Refugee framework is nothing without international support

A Somali refugee family posing in front of their shop in Kakuma camp in Kenya. PHOTO | IRIN
What you need to know:
That approach is supposed to be based on principles of international cooperation and responsibility-sharing among states, and yet Uganda has struggled to secure sufficient donor support to manage the arrival of nearly one million refugees from neighbouring South Sudan, let alone to implement the new model.
Uganda is one of the key testing grounds for a new approach to refugees that emerged from last year’s high-level summit in New York.
That approach is supposed to be based on principles of international cooperation and responsibility-sharing among states, and yet Uganda has struggled to secure sufficient donor support to manage the arrival of nearly one million refugees from neighbouring South Sudan, let alone to implement the new model.
The “Comprehensive Refugee Response Framework”, outlined in an annex to theNew York Declaration, is to form the basis for a global compact on refugees due to be adopted by member states in 2018. One of the stated objectives of the CRRF is to ease pressure on host countries; another is to expand access to resettlement in third countries.

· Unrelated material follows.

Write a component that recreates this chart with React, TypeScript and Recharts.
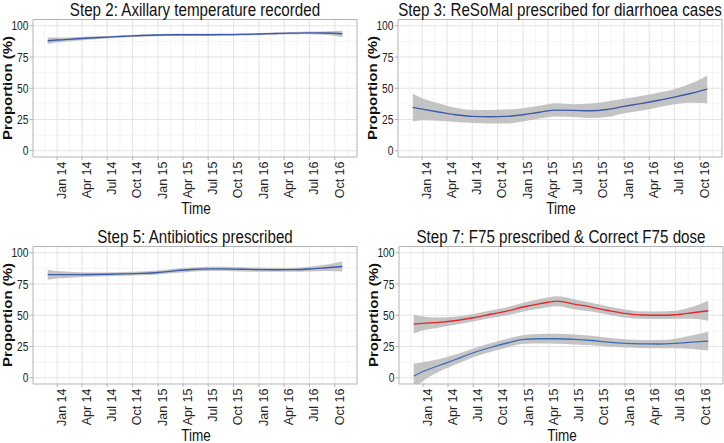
import React from 'react';
import { ComposedChart, Area, Line, XAxis, YAxis, CartesianGrid, ReferenceArea } from 'recharts';

// ---- data ----
const pointDates = ['2013-11-28', '2014-01-01', '2014-03-01', '2014-05-01', '2014-07-01', '2014-09-01', '2014-11-01', '2015-01-01', '2015-03-01', '2015-05-01', '2015-07-01', '2015-09-01', '2015-11-01', '2016-01-01', '2016-03-01', '2016-05-01', '2016-07-01', '2016-09-01', '2016-10-28'];

const tickDates = ['2014-01-01', '2014-04-01', '2014-07-01', '2014-10-01', '2015-01-01', '2015-04-01', '2015-07-01', '2015-10-01', '2016-01-01', '2016-04-01', '2016-07-01', '2016-10-01'];
const tickLabels = ['Jan 14', 'Apr 14', 'Jul 14', 'Oct 14', 'Jan 15', 'Apr 15', 'Jul 15', 'Oct 15', 'Jan 16', 'Apr 16', 'Jul 16', 'Oct 16'];
const yTicks = [0, 25, 50, 75, 100];
const yMinor = [12.5, 37.5, 62.5, 87.5];

// Step 2
const tempV = [88.0, 88.6, 89.4, 90.2, 90.9, 91.6, 92.2, 92.6, 92.8, 92.8, 92.8, 92.9, 93.1, 93.4, 93.8, 94.1, 94.3, 94.2, 93.6];
const tempLo = [85.4, 86.6, 87.9, 89.0, 89.9, 90.7, 91.3, 91.7, 91.9, 91.9, 91.9, 92.0, 92.2, 92.5, 92.9, 93.1, 93.2, 92.7, 91.1];
const tempHi = [90.6, 90.6, 90.9, 91.4, 91.9, 92.5, 93.1, 93.5, 93.7, 93.7, 93.7, 93.8, 94.0, 94.3, 94.7, 95.1, 95.4, 95.7, 96.1];

// Step 3
const resoV = [34.7, 33.3, 31.0, 28.8, 27.5, 27.2, 27.5, 28.8, 30.8, 32.5, 32.3, 32.0, 33.0, 35.5, 37.7, 40.2, 42.9, 46.0, 49.3];
const resoLo = [23.5, 24.5, 24.0, 23.0, 22.2, 21.8, 21.8, 23.5, 25.8, 27.5, 27.0, 26.2, 27.0, 30.1, 32.0, 34.6, 37.3, 38.5, 38.1];
const resoHi = [45.6, 42.0, 38.0, 34.5, 32.8, 32.6, 33.0, 34.1, 36.0, 38.0, 37.3, 37.8, 39.5, 41.6, 43.8, 46.5, 49.3, 54.0, 60.3];

// Step 5
const abxV = [82.5, 82.5, 82.5, 82.6, 82.8, 83.1, 83.5, 84.2, 85.5, 86.6, 87.1, 87.1, 86.8, 86.5, 86.4, 86.5, 87.0, 88.0, 89.0];
const abxLo = [78.5, 79.5, 80.3, 80.9, 81.3, 81.6, 82.0, 82.6, 83.8, 84.9, 85.4, 85.4, 85.1, 84.8, 84.8, 84.9, 85.1, 85.4, 85.0];
const abxHi = [86.5, 85.5, 84.7, 84.3, 84.3, 84.6, 85.0, 85.8, 87.2, 88.3, 88.8, 88.8, 88.5, 88.2, 88.0, 88.1, 88.9, 90.6, 93.0];

// Step 7: F75 prescribed (red)
const f75V = [42.9, 43.5, 44.3, 45.8, 48.0, 50.8, 53.3, 56.8, 59.3, 61.3, 58.9, 56.5, 53.8, 51.5, 50.2, 50.0, 50.4, 52.0, 53.6];
const f75Lo = [35.4, 38.0, 40.3, 42.6, 45.0, 47.8, 50.1, 53.3, 55.5, 57.3, 54.9, 53.0, 50.5, 48.3, 47.2, 47.0, 47.2, 47.2, 45.6];
const f75Hi = [50.4, 49.0, 48.3, 49.0, 51.0, 53.8, 56.5, 60.3, 63.1, 65.3, 62.9, 60.0, 57.1, 54.7, 53.2, 53.0, 53.6, 56.8, 61.6];

// Step 7: Correct F75 dose (blue)
const doseV = [1.3, 5.0, 10.0, 14.8, 20.0, 24.2, 27.8, 30.7, 31.2, 31.2, 30.7, 29.8, 28.5, 27.5, 27.1, 27.0, 27.5, 28.5, 29.3];
const doseLo = [-8.7, -2.5, 5.0, 10.8, 16.5, 20.7, 24.3, 27.2, 27.4, 27.2, 26.7, 26.0, 25.0, 24.2, 23.9, 23.7, 23.7, 23.0, 21.8];
const doseHi = [11.3, 12.5, 15.0, 18.8, 23.5, 27.7, 31.3, 34.2, 35.0, 35.2, 34.7, 33.6, 32.0, 30.8, 30.3, 30.3, 31.3, 34.0, 36.8];

// ---- derived scale helpers ----
const pointTimes = pointDates.map((d) => Date.parse(d));
const tickTimes = tickDates.map((d) => Date.parse(d));
const t0 = pointTimes[0];
const t1 = pointTimes[pointTimes.length - 1];
const pad = (t1 - t0) * 0.05;
const xDomain: [number, number] = [t0 - pad, t1 + pad];
const minorX: number[] = (() => {
  const out: number[] = [];
  const step0 = tickTimes[1] - tickTimes[0];
  out.push(tickTimes[0] - step0 / 2);
  for (let i = 0; i < tickTimes.length - 1; i++) out.push((tickTimes[i] + tickTimes[i + 1]) / 2);
  const n = tickTimes.length;
  out.push(tickTimes[n - 1] + (tickTimes[n - 1] - tickTimes[n - 2]) / 2);
  return out.filter((v) => v > xDomain[0] && v < xDomain[1]);
})();

const REG = '"Liberation Sans", Arial, sans-serif';
const SX = 0.82; // horizontal squeeze of the reference's lettering
const W = 359;
const H = 221;

const XTick = (props: any) => {
  const { x, y, payload } = props;
  const idx = tickTimes.indexOf(payload.value);
  return (
    <text
      x={0}
      y={0}
      transform={`translate(${x},${y}) rotate(-90)`}
      textAnchor="end"
      dy="0.7em"
      fontSize={12.5}
      fontFamily={REG}
      fill="#222"
    >
      {idx >= 0 ? tickLabels[idx] : ''}
    </text>
  );
};

const YTick = (props: any) => {
  const { x, y, payload } = props;
  return (
    <text
      x={0}
      y={0}
      transform={`translate(${x},${y}) scale(${SX},1)`}
      textAnchor="end"
      dy="0.36em"
      fontSize={12.5}
      fontFamily={REG}
      fill="#222"
    >
      {payload.value}
    </text>
  );
};

type Series = { v: number[]; lo: number[]; hi: number[]; color: string };

function Panel({ left, top, title, series }: { left: number; top: number; title: string; series: Series[] }) {
  const data = pointTimes.map((t, i) => {
    const row: any = { t };
    series.forEach((s, k) => {
      row['v' + k] = s.v[i];
      row['r' + k] = [s.lo[i], s.hi[i]];
    });
    return row;
  });
  return (
    <div style={{ position: 'absolute', left, top, width: W, height: H }}>
      <ComposedChart width={W} height={H} data={data} margin={{ top: 19.5, right: 2, bottom: 0, left: 0 }}>
        <CartesianGrid verticalValues={minorX} horizontalValues={yMinor} stroke="#f1f1f1" strokeWidth={0.8} />
        <CartesianGrid verticalValues={tickTimes} horizontalValues={yTicks} stroke="#e3e3e3" strokeWidth={1} />
        <XAxis
          type="number"
          dataKey="t"
          domain={xDomain}
          ticks={tickTimes}
          allowDataOverflow
          interval={0}
          height={64}
          tickSize={3}
          tickMargin={1.5}
          axisLine={false}
          tickLine={{ stroke: '#b3b3b3' }}
          tick={(p: any) => <XTick {...p} />}
        />
        <YAxis
          type="number"
          domain={[-5, 105]}
          ticks={yTicks}
          allowDataOverflow
          interval={0}
          width={33}
          tickSize={3.5}
          tickMargin={1}
          axisLine={false}
          tickLine={{ stroke: '#b3b3b3' }}
          tick={(p: any) => <YTick {...p} />}
        />
        {series.map((s, k) => (
          <Area
            key={'a' + k}
            dataKey={'r' + k}
            type="monotone"
            stroke="none"
            fill="#bababa"
            fillOpacity={0.85}
            isAnimationActive={false}
          />
        ))}
        {series.map((s, k) => (
          <Line
            key={'l' + k}
            dataKey={'v' + k}
            type="monotone"
            stroke={s.color}
            strokeWidth={1.3}
            dot={false}
            isAnimationActive={false}
          />
        ))}
        <ReferenceArea
          x1={xDomain[0]}
          x2={xDomain[1]}
          y1={-5}
          y2={105}
          fill="none"
          stroke="#b3b3b3"
          strokeWidth={1}
          ifOverflow="visible"
        />
      </ComposedChart>
      <svg
        width={W}
        height={H}
        style={{ position: 'absolute', left: 0, top: 0, pointerEvents: 'none', overflow: 'visible' }}
      >
        <text
          x={0}
          y={0}
          transform={`translate(195,15.5) scale(${SX},1)`}
          textAnchor="middle"
          fontSize={18.5}
          fontFamily={REG}
          fill="#111"
        >
          {title}
        </text>
        <text
          x={0}
          y={0}
          transform={`translate(196,214) scale(${SX},1)`}
          textAnchor="middle"
          fontSize={16.5}
          fontFamily={REG}
          fill="#111"
        >
          Time
        </text>
        <text
          x={0}
          y={0}
          transform={`translate(12,88) scale(${SX},1) rotate(-90)`}
          textAnchor="middle"
          fontSize={15}
          fontWeight="bold"
          fontFamily={REG}
          fill="#111"
        >
          Proportion (%)
        </text>
      </svg>
    </div>
  );
}

const BLUE = '#3d5aa8';

export default function App() {
  return (
    <div style={{ position: 'absolute', left: 0, top: 0, width: 724, height: 443, background: '#fff', overflow: 'hidden' }}>
      <Panel left={0} top={0} title="Step 2: Axillary temperature recorded" series={[{ v: tempV, lo: tempLo, hi: tempHi, color: BLUE }]} />
      <Panel left={365} top={0} title="Step 3: ReSoMal prescribed for diarrhoea cases" series={[{ v: resoV, lo: resoLo, hi: resoHi, color: BLUE }]} />
      <Panel left={0} top={227} title="Step 5: Antibiotics prescribed" series={[{ v: abxV, lo: abxLo, hi: abxHi, color: BLUE }]} />
      <Panel
        left={366}
        top={227}
        title="Step 7: F75 prescribed & Correct F75 dose"
        series={[
          { v: f75V, lo: f75Lo, hi: f75Hi, color: '#e2262c' },
          { v: doseV, lo: doseLo, hi: doseHi, color: '#3a6cb8' },
        ]}
      />
    </div>
  );
}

But while Uganda continues to admit an average of 2,000 refugees a day, solidarity from the international community is lagging far behind the commitments made in New York.
At a fundraising summit in Entebbe on June 22, Uganda and the UN appealed for $2 billion to assist the country’s emergency response to the influx from South Sudan as well as to fund the longer-term, more sustainable response envisaged by the CRRF. But donor governments pledged only $352 million and while further pledges have been made in the past two weeks, the current total still falls far short of the $637 million the UN estimates is needed just to cover the emergency response in Uganda.
The disappointing outcome of the summit has raised questions about the future of the CRRF and the global compact and how the new framework can be implemented in other countries with less progressive refugee policies than Uganda’s that attract even less funding.
“Uganda is a shining example when it comes to hosting refugees,” pointed out Gabriella Waaijman, the Norwegian Refugee Council’s regional director for the Horn of Africa. “They are allowing refugees the right to work and freedom of movement, giving them land. These were all highlighted as key ingredients for the CRRF and the global compact for refugees.
“All these agendas are being pushed by donors, and then there is an opportunity and a conducive environment, and this is the response,” she protested, referring to the outcome of summit. “This is not enough.”
Ahead of the summit, Uganda had been warning for months that the influx from South Sudan was pushing it to “breaking point”. A March statement made jointly by the Ugandan government and the UN’s refugee agency, UNHCR, noted that “in the face of severe underfunding and the fastest-growing refugee emergency in the world, Uganda’s ability to realise a model that allows refugees to thrive now risks being jeopardised – and the future of the new comprehensive refugee response framework thrown into question.”
Speaking to IRIN over the phone after the fundraising summit, Apollo Kazunga, Uganda’s commissioner for refugees, said the government remained committed to the CRRF, but that without more funding, it would not be able to implement many of the interventions that would have taken the response beyond an emergency one.
Waaijman pointed out that even the emergency response is severely under-funded. The World Food Programme was forced to halve rations for 800,000 South Sudanese refugees starting in late May. Funding for water and sanitation is also lacking, and health and education services over-stretched.
“If world leaders want to come to New York and say beautiful words, they create hope. But we can’t provide food and water based on hope. We need money and commitments,” Waaijman told IRIN.